TO BE DONE → Repeat only what lies from the line with "Write a Python" to the line with "4, 4, 5, 4, 4]", those two lines included, exactly as it stands; omit any images.

RECORDS FOR THIS EXERCISE →
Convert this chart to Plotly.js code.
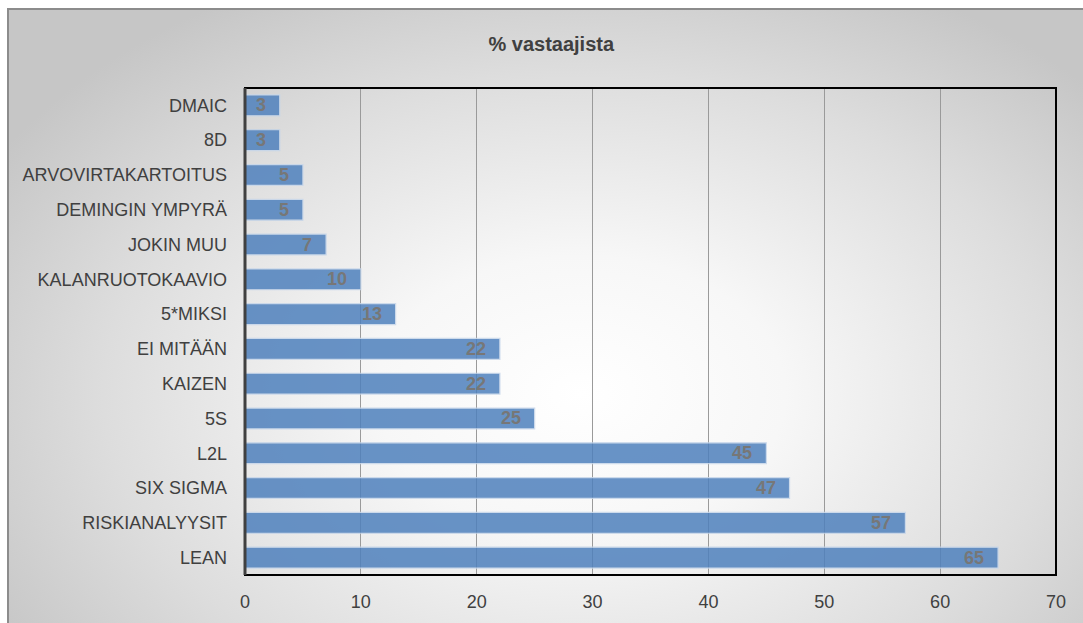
* * *
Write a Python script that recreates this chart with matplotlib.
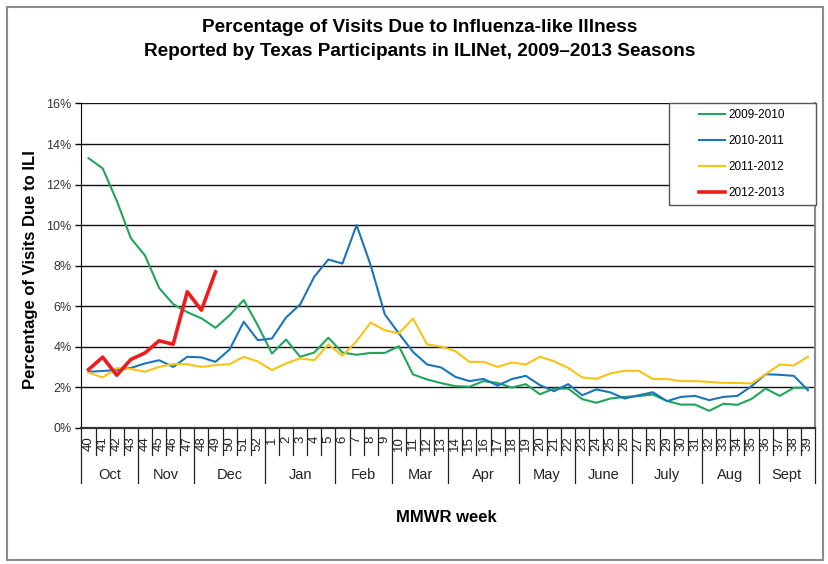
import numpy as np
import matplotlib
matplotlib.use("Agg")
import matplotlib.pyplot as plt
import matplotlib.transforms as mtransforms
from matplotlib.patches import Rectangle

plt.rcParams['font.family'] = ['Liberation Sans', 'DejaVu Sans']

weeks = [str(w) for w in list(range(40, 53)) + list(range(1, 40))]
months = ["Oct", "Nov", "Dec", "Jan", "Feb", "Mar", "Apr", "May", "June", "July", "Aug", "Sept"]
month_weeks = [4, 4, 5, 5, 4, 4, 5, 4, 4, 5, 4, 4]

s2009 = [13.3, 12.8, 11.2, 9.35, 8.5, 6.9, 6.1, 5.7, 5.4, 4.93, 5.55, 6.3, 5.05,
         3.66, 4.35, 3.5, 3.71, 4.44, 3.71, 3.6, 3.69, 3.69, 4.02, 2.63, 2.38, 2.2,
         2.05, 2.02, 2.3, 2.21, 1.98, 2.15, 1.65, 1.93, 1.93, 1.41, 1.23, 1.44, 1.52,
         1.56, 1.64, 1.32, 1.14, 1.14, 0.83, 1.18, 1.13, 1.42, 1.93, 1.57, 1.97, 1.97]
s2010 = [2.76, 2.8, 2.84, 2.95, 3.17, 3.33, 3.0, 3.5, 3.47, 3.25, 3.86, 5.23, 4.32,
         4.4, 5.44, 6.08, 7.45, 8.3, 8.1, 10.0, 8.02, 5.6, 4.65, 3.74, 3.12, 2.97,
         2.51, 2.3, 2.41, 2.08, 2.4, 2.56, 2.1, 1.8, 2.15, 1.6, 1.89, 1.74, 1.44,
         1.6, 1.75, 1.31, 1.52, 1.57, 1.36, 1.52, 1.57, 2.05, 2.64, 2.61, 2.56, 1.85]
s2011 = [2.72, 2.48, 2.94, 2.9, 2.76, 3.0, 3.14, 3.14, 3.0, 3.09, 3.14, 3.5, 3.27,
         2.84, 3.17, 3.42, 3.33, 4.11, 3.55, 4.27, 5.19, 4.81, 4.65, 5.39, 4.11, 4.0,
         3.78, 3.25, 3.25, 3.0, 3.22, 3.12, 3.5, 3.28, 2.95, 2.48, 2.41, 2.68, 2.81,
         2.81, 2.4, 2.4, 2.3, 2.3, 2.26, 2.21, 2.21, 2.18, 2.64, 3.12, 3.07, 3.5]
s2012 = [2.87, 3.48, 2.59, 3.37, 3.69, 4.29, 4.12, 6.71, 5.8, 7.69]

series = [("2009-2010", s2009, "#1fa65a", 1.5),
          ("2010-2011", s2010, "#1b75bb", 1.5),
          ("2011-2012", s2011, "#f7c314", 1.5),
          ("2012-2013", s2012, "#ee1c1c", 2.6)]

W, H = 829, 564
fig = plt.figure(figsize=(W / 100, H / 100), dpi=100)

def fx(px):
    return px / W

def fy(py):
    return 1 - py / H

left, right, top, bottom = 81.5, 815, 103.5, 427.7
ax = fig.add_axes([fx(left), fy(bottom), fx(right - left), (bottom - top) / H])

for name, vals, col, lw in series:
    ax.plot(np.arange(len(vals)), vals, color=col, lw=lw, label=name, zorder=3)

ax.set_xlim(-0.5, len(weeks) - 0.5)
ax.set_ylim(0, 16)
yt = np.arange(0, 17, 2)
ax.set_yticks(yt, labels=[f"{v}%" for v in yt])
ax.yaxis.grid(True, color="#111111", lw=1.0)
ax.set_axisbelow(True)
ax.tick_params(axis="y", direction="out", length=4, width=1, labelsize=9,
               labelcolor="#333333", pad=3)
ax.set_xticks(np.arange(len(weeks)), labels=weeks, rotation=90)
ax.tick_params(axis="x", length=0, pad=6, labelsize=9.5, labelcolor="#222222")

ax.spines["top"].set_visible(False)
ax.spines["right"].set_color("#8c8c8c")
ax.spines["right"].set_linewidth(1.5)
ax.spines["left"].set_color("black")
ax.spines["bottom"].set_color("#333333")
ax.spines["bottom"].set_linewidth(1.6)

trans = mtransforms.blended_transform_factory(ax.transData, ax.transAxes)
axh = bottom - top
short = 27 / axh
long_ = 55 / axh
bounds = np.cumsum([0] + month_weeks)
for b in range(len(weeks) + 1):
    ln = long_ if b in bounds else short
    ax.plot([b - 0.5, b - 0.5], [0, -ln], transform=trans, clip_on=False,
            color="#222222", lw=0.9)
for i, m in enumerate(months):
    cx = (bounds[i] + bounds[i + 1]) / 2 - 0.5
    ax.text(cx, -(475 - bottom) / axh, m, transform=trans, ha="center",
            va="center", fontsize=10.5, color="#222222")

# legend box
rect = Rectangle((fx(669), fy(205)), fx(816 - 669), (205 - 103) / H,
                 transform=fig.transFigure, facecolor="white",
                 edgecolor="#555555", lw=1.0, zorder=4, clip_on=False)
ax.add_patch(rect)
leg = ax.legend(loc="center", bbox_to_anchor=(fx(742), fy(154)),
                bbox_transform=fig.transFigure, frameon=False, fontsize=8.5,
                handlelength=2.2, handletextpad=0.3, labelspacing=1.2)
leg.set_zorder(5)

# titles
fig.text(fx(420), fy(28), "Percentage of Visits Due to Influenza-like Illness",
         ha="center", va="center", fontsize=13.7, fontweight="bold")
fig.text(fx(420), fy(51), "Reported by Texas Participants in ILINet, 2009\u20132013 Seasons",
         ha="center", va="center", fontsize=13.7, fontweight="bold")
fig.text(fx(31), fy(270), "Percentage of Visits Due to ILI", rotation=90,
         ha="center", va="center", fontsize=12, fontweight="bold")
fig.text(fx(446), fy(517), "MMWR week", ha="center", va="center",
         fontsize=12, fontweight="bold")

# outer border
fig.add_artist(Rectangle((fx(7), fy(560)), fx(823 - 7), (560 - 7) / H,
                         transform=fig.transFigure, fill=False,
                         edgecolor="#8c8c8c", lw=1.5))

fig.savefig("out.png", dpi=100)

THE COMPLETED TASK →
Write a Python script that recreates this chart with matplotlib.
import numpy as np
import matplotlib
matplotlib.use("Agg")
import matplotlib.pyplot as plt
import matplotlib.transforms as mtransforms
from matplotlib.patches import Rectangle

plt.rcParams['font.family'] = ['Liberation Sans', 'DejaVu Sans']

weeks = [str(w) for w in list(range(40, 53)) + list(range(1, 40))]
months = ["Oct", "Nov", "Dec", "Jan", "Feb", "Mar", "Apr", "May", "June", "July", "Aug", "Sept"]
month_weeks = [4, 4, 5, 5, 4, 4, 5, 4, 4, 5, 4, 4]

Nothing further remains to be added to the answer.